THE THUGS, Holy Cobra Dub
Ho sempre visto il reiterarsi dub e reggae come suono trance, con cui cadere in un gorgo, qualcosa non dissimile dai raga o dalla psichedelia. Musica per cambiare percezione e viaggiare. Quando Nicola Giunta mi ha detto che stava lavorando a un progetto a metà fra dub-roots, psichedelia e post-punk devo dire che mi si sono rizzati i peli del collo. Poi ho ascoltato “Dark Waters”, il primo singolo estratto, e di seguito tutto il disco.

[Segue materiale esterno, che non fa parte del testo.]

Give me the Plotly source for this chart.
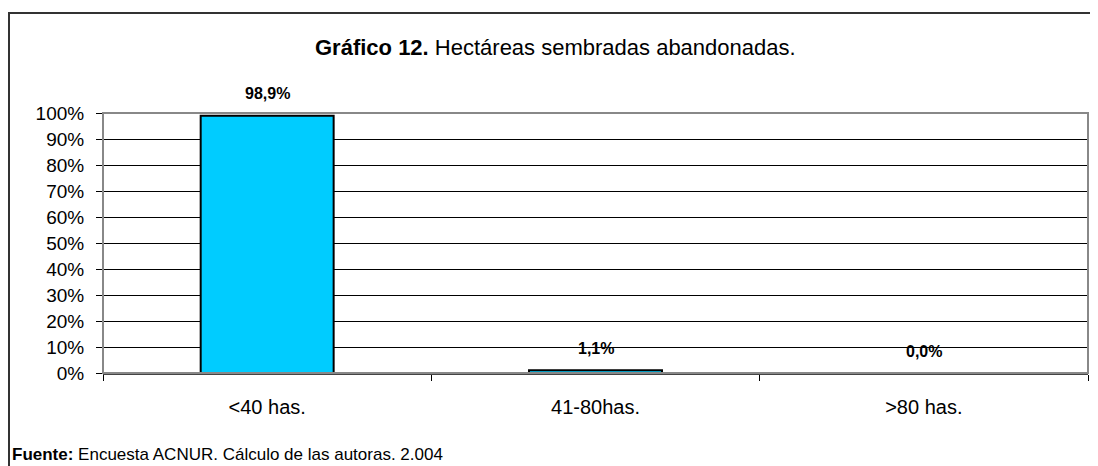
import plotly.graph_objects as go

# Hectáreas sembradas abandonadas
categorias = ["<40 has.", "41-80has.", ">80 has."]
porcentajes = [98.9, 1.1, 0.0]
etiquetas = ["98,9%", "1,1%", "0,0%"]
ticks_y = [0, 10, 20, 30, 40, 50, 60, 70, 80, 90, 100]
ticks_y_txt = [f"{v}%" for v in ticks_y]

# the page body adds an 8px margin, so the figure is drawn 8px smaller
W, H = 1090, 458
L, R, T, B = 95, 10, 105, 93
ph = H - T - B
pw = W - L - R

fig = go.Figure()

fig.add_trace(go.Bar(
    x=categorias,
    y=porcentajes,
    marker=dict(color="#00CCFF", line=dict(color="#000000", width=2)),
    hoverinfo="x+y",
))

# data labels
for c, v, t in zip(categorias, porcentajes, etiquetas):
    fig.add_annotation(
        x=c, y=v, text=f"<b>{t}</b>", showarrow=False,
        yanchor="middle", yshift=22,
        font=dict(size=16, color="#000000"),
    )

# title
fig.add_annotation(
    xref="paper", yref="paper", x=(547 - L) / pw, y=(H - B - 39) / ph,
    text="<b>Gráfico 12.</b> Hectáreas sembradas abandonadas.",
    showarrow=False, xanchor="center", yanchor="middle",
    font=dict(size=22, color="#000000"),
)

# source
fig.add_annotation(
    xref="paper", yref="paper", x=(2 - L) / pw, y=(H - B - 446) / ph,
    text="<b>Fuente:</b> Encuesta ACNUR. Cálculo de las autoras. 2.004",
    showarrow=False, xanchor="left", yanchor="middle",
    font=dict(size=17, color="#000000"),
)

# outer frame (runs off the right and bottom edges)
fig.add_shape(
    type="rect", xref="paper", yref="paper",
    x0=(1 - L) / pw, x1=1.2, y0=-1.0, y1=(H - B - 5) / ph,
    line=dict(color="#333333", width=2), fillcolor="rgba(0,0,0,0)",
    layer="below",
)

# plot area frame
fig.add_shape(
    type="rect", xref="x domain", yref="y domain",
    x0=0, x1=1, y0=0, y1=1,
    line=dict(color="#888888", width=2), layer="above",
)

fig.update_layout(
    width=W, height=H,
    margin=dict(l=L, r=R, t=T, b=B),
    paper_bgcolor="#ffffff",
    plot_bgcolor="#ffffff",
    font=dict(family="Liberation Sans, Arial, sans-serif", size=18, color="#000000"),
    bargap=0.595,
    showlegend=False,
    xaxis=dict(
        ticks="outside", tickson="boundaries", ticklen=6,
        tickcolor="#000000", showgrid=False,
        showline=True, linecolor="#444444", linewidth=2,
        tickfont=dict(size=20), ticklabelstandoff=15,
    ),
    yaxis=dict(
        range=[0, 100], tickvals=ticks_y, ticktext=ticks_y_txt,
        ticks="outside", ticklen=6, tickcolor="#000000",
        showgrid=True, gridcolor="#000000", gridwidth=1,
        zeroline=False, showline=False,
        tickfont=dict(size=19), ticklabelstandoff=8,
    ),
)

fig.write_html("out.html")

DI Holy Cobra Dub ci rimane in mano la pelle, appena staccatasi dal corpo della sacra bestia. Lui se ne è già andato strisciante, senza lasciarci altro scampo che vagare fra le spire di suono lasciate. Fumi nebbiosi, chincaglierie a risuonare e voci che sembrano provenire da una dimensione nella quale la nostra anima ancora non è giunta. Le tracce non fanno prigionieri, mettendo mattone sopra mattone ritmi ed effetti, portandoci via con loro secondo stilemi antichissimi che non sono altro che gli anni Settanta giamaicani. A tenere il ritmo troviamo Edoardo Guariento, di norma dedito al metal-core e qui metronomo affidabile e sicuro: sopra il suo ritmo e alle cortine fumogene passano immagini, voci, suoni che rapiscono in un viaggio perennemente in bilico fra realtà e trascendenza. Giamaica, India, Trinacria, terre arse dal sole e declinanti ritmi differenti, inglobabili in un plastico reggae che tutto contiene e tutto fluidifica. Ritmi ancheggianti, in un eterno rallentatore, i due musicisti a lanciare razzi, colpi ed effetti in quella zona di unione fra il giorno e la notte che ci fa abbassare le difese e la testa, ondeggiando un beat dopo l’altro, fino a renderci conto d’essere sprofondati in mezzo a delle sabbie mobili mentre i due, armati di strumentazioni di una cinquantina di anni fa, ci guardano sornioni, kriss alla mano. Incrociamo le dita, abbiamo Tremal-Nail dalla nostra a proteggerci nella boscaglia e qui bloccati in realtà si sta una bellezza.